Anyway, my lovely mum died of a cardiac arrest and from a personal point of view, understanding just what she may have felt in those last moments feels important to me. Hoping a part of her is still around – and understanding from a rational point of view IF that can be possible -is probably a legacy of living in the 21st century – we need rationality but we need hope, meaning, wisdom too.
@Elaine
Your Welcomed.
“Hoping a part of her is still around” Elaine, look in the mirror, at the faces of the Family Grandchildren. Look up at the stars and smile.
Take care now, and let her settle.
The physical world is driven by entropy, but life seems to be an organizing force i.e. antientropic.
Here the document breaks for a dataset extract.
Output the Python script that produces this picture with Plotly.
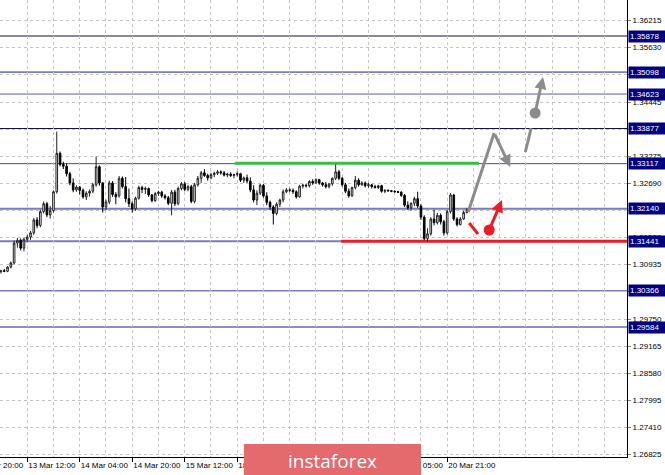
import plotly.graph_objects as go

# ---------------- data (H1 candles) ----------------
open_ = [1.3078, 1.3080, 1.3079, 1.3088, 1.3097, 1.3140, 1.3146, 1.3129, 1.3148, 1.3153,
         1.3162, 1.3190, 1.3178, 1.3208, 1.3225, 1.3201, 1.3210, 1.3251, 1.3334, 1.3310,
         1.3306, 1.3290, 1.3270, 1.3255, 1.3261, 1.3254, 1.3240, 1.3248, 1.3252, 1.3266,
         1.3305, 1.3270, 1.3218, 1.3229, 1.3270, 1.3245, 1.3242, 1.3280, 1.3262, 1.3236,
         1.3225, 1.3214, 1.3237, 1.3260, 1.3256, 1.3258, 1.3244, 1.3232, 1.3247, 1.3250,
         1.3242, 1.3238, 1.3226, 1.3250, 1.3225, 1.3258, 1.3268, 1.3256, 1.3262, 1.3230,
         1.3266, 1.3280, 1.3292, 1.3286, 1.3281, 1.3288, 1.3291, 1.3294, 1.3292, 1.3287,
         1.3289, 1.3286, 1.3288, 1.3290, 1.3276, 1.3281, 1.3274, 1.3255, 1.3233, 1.3248,
         1.3265, 1.3242, 1.3228, 1.3218, 1.3204, 1.3224, 1.3233, 1.3251, 1.3255, 1.3254,
         1.3251, 1.3240, 1.3263, 1.3265, 1.3264, 1.3273, 1.3270, 1.3277, 1.3270, 1.3266,
         1.3262, 1.3268, 1.3280, 1.3294, 1.3280, 1.3266, 1.3252, 1.3242, 1.3260, 1.3276,
         1.3266, 1.3270, 1.3264, 1.3266, 1.3262, 1.3260, 1.3264, 1.3252, 1.3254, 1.3253,
         1.3252, 1.3251, 1.3250, 1.3243, 1.3222, 1.3216, 1.3226, 1.3236, 1.3220, 1.3196,
         1.3150, 1.3160, 1.3192, 1.3184, 1.3200, 1.3186, 1.3162, 1.3208, 1.3244, 1.3192,
         1.3180, 1.3192, 1.3206]
high = [1.3082, 1.3084, 1.3090, 1.3100, 1.3145, 1.3151, 1.3150, 1.3152, 1.3158, 1.3166,
        1.3194, 1.3196, 1.3212, 1.3230, 1.3229, 1.3220, 1.3254, 1.3381, 1.3338, 1.3316,
        1.3312, 1.3294, 1.3280, 1.3265, 1.3263, 1.3258, 1.3252, 1.3256, 1.3270, 1.3327,
        1.3308, 1.3272, 1.3234, 1.3275, 1.3274, 1.3250, 1.3285, 1.3284, 1.3283, 1.3258,
        1.3230, 1.3240, 1.3264, 1.3264, 1.3262, 1.3260, 1.3246, 1.3250, 1.3253, 1.3253,
        1.3246, 1.3242, 1.3255, 1.3255, 1.3262, 1.3272, 1.3272, 1.3266, 1.3266, 1.3270,
        1.3285, 1.3296, 1.3300, 1.3290, 1.3292, 1.3294, 1.3298, 1.3297, 1.3296, 1.3292,
        1.3293, 1.3290, 1.3295, 1.3292, 1.3284, 1.3288, 1.3282, 1.3265, 1.3254, 1.3268,
        1.3268, 1.3250, 1.3232, 1.3222, 1.3228, 1.3236, 1.3256, 1.3259, 1.3258, 1.3258,
        1.3254, 1.3266, 1.3268, 1.3268, 1.3276, 1.3278, 1.3280, 1.3279, 1.3272, 1.3272,
        1.3270, 1.3282, 1.3310, 1.3298, 1.3283, 1.3270, 1.3258, 1.3262, 1.3285, 1.3280,
        1.3274, 1.3273, 1.3270, 1.3268, 1.3266, 1.3266, 1.3266, 1.3256, 1.3256, 1.3255,
        1.3254, 1.3253, 1.3252, 1.3246, 1.3230, 1.3228, 1.3240, 1.3251, 1.3224, 1.3200,
        1.3172, 1.3196, 1.3212, 1.3205, 1.3204, 1.3190, 1.3212, 1.3248, 1.3246, 1.3196,
        1.3196, 1.3210, 1.3216]
low = [1.3074, 1.3077, 1.3077, 1.3085, 1.3094, 1.3130, 1.3124, 1.3122, 1.3142, 1.3147,
       1.3158, 1.3172, 1.3174, 1.3204, 1.3196, 1.3193, 1.3206, 1.3247, 1.3306, 1.3300,
       1.3284, 1.3265, 1.3250, 1.3251, 1.3245, 1.3236, 1.3233, 1.3240, 1.3248, 1.3262,
       1.3264, 1.3206, 1.3211, 1.3224, 1.3240, 1.3224, 1.3238, 1.3258, 1.3228, 1.3218,
       1.3206, 1.3210, 1.3234, 1.3248, 1.3246, 1.3240, 1.3228, 1.3229, 1.3242, 1.3238,
       1.3234, 1.3222, 1.3200, 1.3220, 1.3222, 1.3254, 1.3252, 1.3252, 1.3226, 1.3226,
       1.3262, 1.3270, 1.3283, 1.3275, 1.3278, 1.3283, 1.3287, 1.3288, 1.3284, 1.3282,
       1.3283, 1.3280, 1.3284, 1.3272, 1.3270, 1.3270, 1.3250, 1.3228, 1.3222, 1.3244,
       1.3238, 1.3222, 1.3212, 1.3180, 1.3200, 1.3218, 1.3228, 1.3248, 1.3250, 1.3246,
       1.3236, 1.3238, 1.3258, 1.3260, 1.3260, 1.3266, 1.3268, 1.3266, 1.3262, 1.3258,
       1.3258, 1.3264, 1.3276, 1.3276, 1.3262, 1.3248, 1.3238, 1.3240, 1.3256, 1.3262,
       1.3264, 1.3260, 1.3260, 1.3258, 1.3258, 1.3257, 1.3249, 1.3248, 1.3251, 1.3250,
       1.3249, 1.3248, 1.3240, 1.3218, 1.3212, 1.3210, 1.3220, 1.3216, 1.3190, 1.3146,
       1.3143, 1.3156, 1.3178, 1.3180, 1.3180, 1.3156, 1.3158, 1.3204, 1.3188, 1.3176,
       1.3178, 1.3190, 1.3204]
close = [1.3080, 1.3079, 1.3088, 1.3097, 1.3140, 1.3146, 1.3129, 1.3148, 1.3153, 1.3162,
         1.3190, 1.3178, 1.3208, 1.3225, 1.3201, 1.3210, 1.3251, 1.3334, 1.3310, 1.3306,
         1.3290, 1.3270, 1.3255, 1.3261, 1.3254, 1.3240, 1.3248, 1.3252, 1.3266, 1.3305,
         1.3270, 1.3218, 1.3229, 1.3270, 1.3245, 1.3240, 1.3280, 1.3262, 1.3236, 1.3225,
         1.3214, 1.3237, 1.3260, 1.3256, 1.3258, 1.3244, 1.3232, 1.3247, 1.3250, 1.3242,
         1.3238, 1.3226, 1.3250, 1.3225, 1.3258, 1.3268, 1.3256, 1.3262, 1.3230, 1.3266,
         1.3280, 1.3292, 1.3286, 1.3281, 1.3288, 1.3291, 1.3294, 1.3292, 1.3287, 1.3289,
         1.3286, 1.3288, 1.3290, 1.3276, 1.3281, 1.3274, 1.3255, 1.3233, 1.3248, 1.3265,
         1.3242, 1.3228, 1.3218, 1.3204, 1.3224, 1.3233, 1.3251, 1.3255, 1.3254, 1.3251,
         1.3240, 1.3263, 1.3265, 1.3264, 1.3273, 1.3270, 1.3277, 1.3270, 1.3266, 1.3262,
         1.3268, 1.3280, 1.3294, 1.3280, 1.3266, 1.3252, 1.3242, 1.3260, 1.3276, 1.3266,
         1.3270, 1.3264, 1.3266, 1.3262, 1.3260, 1.3264, 1.3252, 1.3254, 1.3253, 1.3252,
         1.3251, 1.3250, 1.3243, 1.3222, 1.3216, 1.3226, 1.3236, 1.3220, 1.3196, 1.3150,
         1.3160, 1.3192, 1.3184, 1.3200, 1.3186, 1.3162, 1.3208, 1.3244, 1.3192, 1.3180,
         1.3192, 1.3206, 1.3212]

# time axis labels (bar index of each label, text)
time_label_bars = [8, 24, 40, 56, 72, 88, 104, 120, 136]
time_label_text = ["13 Mar 12:00", "14 Mar 04:00", "14 Mar 20:00", "15 Mar 12:00",
                   "18 Mar 05:00", "18 Mar 21:00", "19 Mar 13:00", "20 Mar 05:00",
                   "20 Mar 21:00"]
first_label_text = "12 Mar 20:00"

# price scale labels
price_ticks = [1.36215, 1.35630, 1.35045, 1.34445, 1.33860, 1.33275, 1.32690, 1.32105,
               1.31520, 1.30935, 1.30350, 1.29750, 1.29165, 1.28580, 1.27995, 1.27410,
               1.26825]

# horizontal support / resistance levels
levels = [1.35878, 1.35098, 1.34623, 1.33877, 1.33117, 1.32140, 1.31441, 1.30366, 1.29584]

# highlighted zones
green_level = 1.33125
green_from_bar, green_to_bar = 71.3, 145.7
red_level = 1.31441
red_from_bar = 103.7

# forecast drawings (bar index, price)
up_path_bars = [142.4, 150.3]
up_path_prices = [1.32071, 1.33780]
up_pullback_tip = (155.2, 1.33045)
up_dash_bars = [159.8, 161.6]
up_dash_prices = [1.33369, 1.33888]
up_target_point = (162.8, 1.34213)
up_target_tip = (165.2, 1.34992)
alt_dash_bars = [142.7, 145.4]
alt_dash_prices = [1.31833, 1.31595]
alt_point = (148.8, 1.31682)
alt_tip = (152.7, 1.32331)

# ---------------- styling ----------------
level_colors = ["#101040", "#1c1c80", "#5a5ab4", "#101040", "#4848a8",
                "#7a7ac0", "#7a7ac0", "#3a3a98", "#1c1c80"]
level_widths = [1, 1, 1, 1, 1, 2, 2, 1, 1]
GRAY = "#8c8c8c"
RED = "#ec1c24"
FONT = "Liberation Sans"
X_RANGE = [-0.3, 190.8]
Y_RANGE = [1.26772, 1.36657]

bars = list(range(len(close)))

fig = go.Figure()
fig.add_trace(go.Candlestick(
    x=bars, open=open_, high=high, low=low, close=close,
    increasing=dict(line=dict(color="#202020", width=1), fillcolor="#ffffff"),
    decreasing=dict(line=dict(color="#000000", width=1), fillcolor="#000000"),
    whiskerwidth=0, hoverinfo="skip", showlegend=False))

# forecast lines
fig.add_trace(go.Scatter(x=up_path_bars, y=up_path_prices, mode="lines",
                         line=dict(color=GRAY, width=3), hoverinfo="skip"))
fig.add_trace(go.Scatter(x=up_dash_bars, y=up_dash_prices, mode="lines",
                         line=dict(color=GRAY, width=3), hoverinfo="skip"))
fig.add_trace(go.Scatter(x=[up_target_point[0]], y=[up_target_point[1]], mode="markers",
                         marker=dict(color=GRAY, size=11), hoverinfo="skip"))
fig.add_trace(go.Scatter(x=alt_dash_bars, y=alt_dash_prices, mode="lines",
                         line=dict(color=RED, width=3), hoverinfo="skip"))
fig.add_trace(go.Scatter(x=[alt_point[0]], y=[alt_point[1]], mode="markers",
                         marker=dict(color=RED, size=11), hoverinfo="skip"))

shapes = []
for lv, col, w in zip(levels, level_colors, level_widths):
    shapes.append(dict(type="line", xref="paper", x0=0, x1=1, yref="y", y0=lv, y1=lv,
                       line=dict(color=col, width=w), layer="between"))
shapes.append(dict(type="line", xref="x", x0=green_from_bar, x1=green_to_bar, yref="y",
                   y0=green_level, y1=green_level, line=dict(color="#3cbf3c", width=3),
                   layer="between"))
shapes.append(dict(type="line", xref="x", x0=red_from_bar, x1=X_RANGE[1], yref="y",
                   y0=red_level, y1=red_level, line=dict(color=RED, width=3),
                   layer="between"))
# instaforex logo bar over the time axis
shapes.append(dict(type="rect", xref="paper", yref="paper", x0=0.389, x1=0.6715,
                   y0=-0.06, y1=0.0284, fillcolor="#e46a6e", line=dict(width=0),
                   layer="above"))

annotations = []
for lv in levels:
    annotations.append(dict(xref="paper", x=1, xanchor="left", xshift=1, yref="y", y=lv,
                            text=f"{lv:.5f}", showarrow=False, bgcolor="#000080",
                            font=dict(color="white", size=8, family=FONT),
                            borderpad=1, width=34, align="left"))
# arrows
annotations.append(dict(x=up_pullback_tip[0], y=up_pullback_tip[1], ax=up_path_bars[-1],
                        ay=up_path_prices[-1], xref="x", yref="y", axref="x", ayref="y",
                        showarrow=True, arrowhead=2, arrowsize=0.8, arrowwidth=3,
                        arrowcolor=GRAY, text="", standoff=0))
annotations.append(dict(x=up_target_tip[0], y=up_target_tip[1], ax=up_target_point[0],
                        ay=up_target_point[1], xref="x", yref="y", axref="x", ayref="y",
                        showarrow=True, arrowhead=2, arrowsize=0.8, arrowwidth=3,
                        arrowcolor=GRAY, text="", standoff=0))
annotations.append(dict(x=alt_tip[0], y=alt_tip[1], ax=alt_point[0], ay=alt_point[1],
                        xref="x", yref="y", axref="x", ayref="y",
                        showarrow=True, arrowhead=2, arrowsize=0.8, arrowwidth=3,
                        arrowcolor=RED, text="", standoff=0))
# partially visible first time label
annotations.append(dict(xref="paper", x=-26.2 / 627, xanchor="left", yref="paper", y=0,
                        yanchor="top", yshift=-2, text=first_label_text, showarrow=False,
                        font=dict(size=8, family=FONT, color="black")))
annotations.append(dict(xref="paper", x=0.5305, yref="paper", y=-0.008, yanchor="middle",
                        xanchor="center", text="instaforex", showarrow=False,
                        font=dict(size=19, family="Open Sans", color="white")))

fig.update_layout(
    width=665, height=475, margin=dict(l=0, r=38, t=0, b=18, autoexpand=False),
    paper_bgcolor="white", plot_bgcolor="white", showlegend=False, hovermode=False,
    shapes=shapes, annotations=annotations,
    font=dict(family=FONT, size=8, color="black"),
    xaxis=dict(range=X_RANGE, rangeslider=dict(visible=False), tickmode="array",
               tickvals=time_label_bars, ticktext=time_label_text, tickangle=0,
               ticks="outside", ticklen=4, tickcolor="black",
               ticklabelposition="outside right", automargin=False,
               showline=True, linecolor="black", linewidth=1, mirror=False,
               showgrid=True, gridcolor="#c4c4c4", griddash="3px,3px", gridwidth=1,
               minor=dict(tick0=0, dtick=8, showgrid=True, gridcolor="#c4c4c4",
                          griddash="3px,3px", ticks=""),
               zeroline=False, tickfont=dict(size=8, family=FONT, color="black")),
    yaxis=dict(range=Y_RANGE, side="right", tickmode="array", tickvals=price_ticks,
               ticktext=[f"{v:.5f}" for v in price_ticks], ticks="outside", ticklen=3,
               tickcolor="#808080", showline=True, linecolor="black", linewidth=1,
               automargin=False,
               showgrid=True, gridcolor="#c4c4c4", griddash="3px,3px", gridwidth=1,
               zeroline=False, tickfont=dict(size=8, family=FONT, color="black")),
)

fig.write_html("out.html", config={"displayModeBar": False},
               post_script="document.body.style.margin='0';document.body.style.overflow='hidden';")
Is there conversion of physical matter and energy into spirtual energy i.e. (matter [physical] + energy [physical] goes to energy [spiritual])? In other words will it be possible some day to measure the conversion of physical energy and matter into spiritual energy?
If you take into account all that life does (specifically, making heat, breathing, and turning food into poo), then life increases entropy just like everything else. The body does tend to have lower entropy than the food it takes in, but at the same time it always creates substantially more higher-entropy waste.
If spiritual energy exists in any physically real way, then there’s a way to measure it (that is, if something has an kind of real effect, then you can detect it by watching for that effect). That said, all of the energy that goes into and out of bodies has been studied pretty extensively (mostly in animals), and it all seems to be accounted for.